While I’ve been keeping speaking engagements to a minimum as I work on George Lucas, I’m incredibly honored to be asked to speak on Jim Henson at the Mississippi Governor’s Conference on Tourism at the end of September. I’ll be kicking off the Monday morning session on September 28, down in Vicksburg, Mississippi. For more information, you can check the conference out right here.
Ugh, I haven’t updated this blog since October? Really? That makes this officially the Longest I’ve Gone Without Updating. Sorry about that–but I’m hoping I’ve got a decent excuse, as I’m hard at work on George Lucas. In fact, I’ve written nearly 50,000 words, and I’m not even to Star Wars yet.
However, I’m sticking my head out to let you know that I’m Mississippi-bound later this month, where I’ll be talking about Jim Henson and the Muppets as part of the 26th annual Natchez Literary and Cinema Celebration. This year’s theme is “Bigger Than Life: Extraordinary Mississippians,” and Jim’s about as extraordinary as they come. But you don’t need me to tell you that. I’ll be speaking on Saturday, February 28, at 3:30 at the convention center as one of the NLCC’s Family Day events.
I’m really looking forward to this one. If you’re in Mississippi or vicinities thereabout, come on by.
I’m coming to you today from my hotel room in Greenville, Mississippi, where the view out my window — once you overlook the roof of the casino just below — is of the wonderfully swampy Mississippi delta region. Over the tops of the cypress trees, I can just see the braces of a brand new bridge spanning the Mississippi River. And while it was a seasonably cool 65 degrees when I left Maryland on Monday, it’s still hovering in the mid-90s, making me wish I’d packed something other than long-sleeves.
I’ve spent the past few days visiting the locations where Jim Henson was born, and where he and his family lived, on and off, for the first decade of his life. A sense of place is very important to me in biography, and I wanted to make sure I stood where Jim might have stood as a boy, saw what he might have seen from the front porch of his house, knew where his father worked, and learned how far it was to the local movie theater.
And don’t let anyone tell you that Southern hospitality is a thing of the past.
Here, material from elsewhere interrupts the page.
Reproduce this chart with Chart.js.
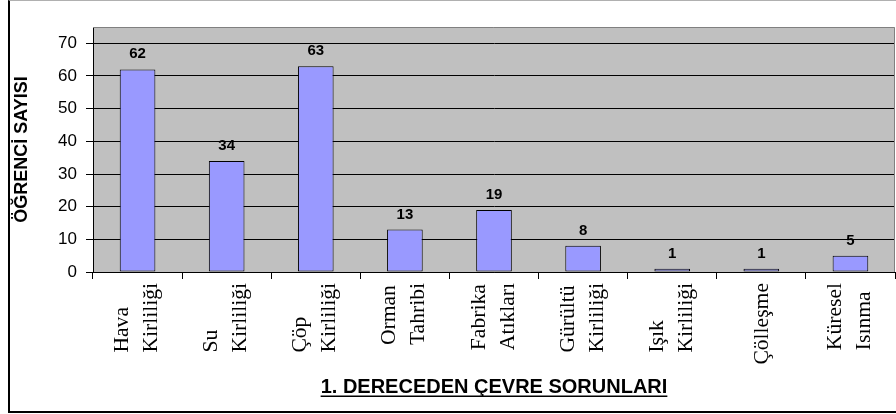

It may be a remnant of a long-gone era, but it’s still very much embedded in the way they do things in the delta region. I met with town historians and longtime residents who showed me newspaper clippings and photos, steered me through the local elementary school, and who willingly piled into their cars and drove me around. And every one of them invited me to dinner (or suppuh, as they so wonderfully say it here), extended an invitation to stay with them, asked me to “sit a spell,” and pressed on me personal possessions they thought might help in my research. All in all, a memorable — and incredibly productive — trip. I’ll be back.
I’m now getting ready to pack up and make the two-hour drive back to Jackson. I love long drives, and I love listening to local radio. To my complete and utter surprise and disappointment, I’ve been unable to locate a blues station anywhere on the radio dial. Incongruously, then, I drove into the delta region listening to Men and Work and Night Ranger on the local 80s channel. But I’ll keep trying.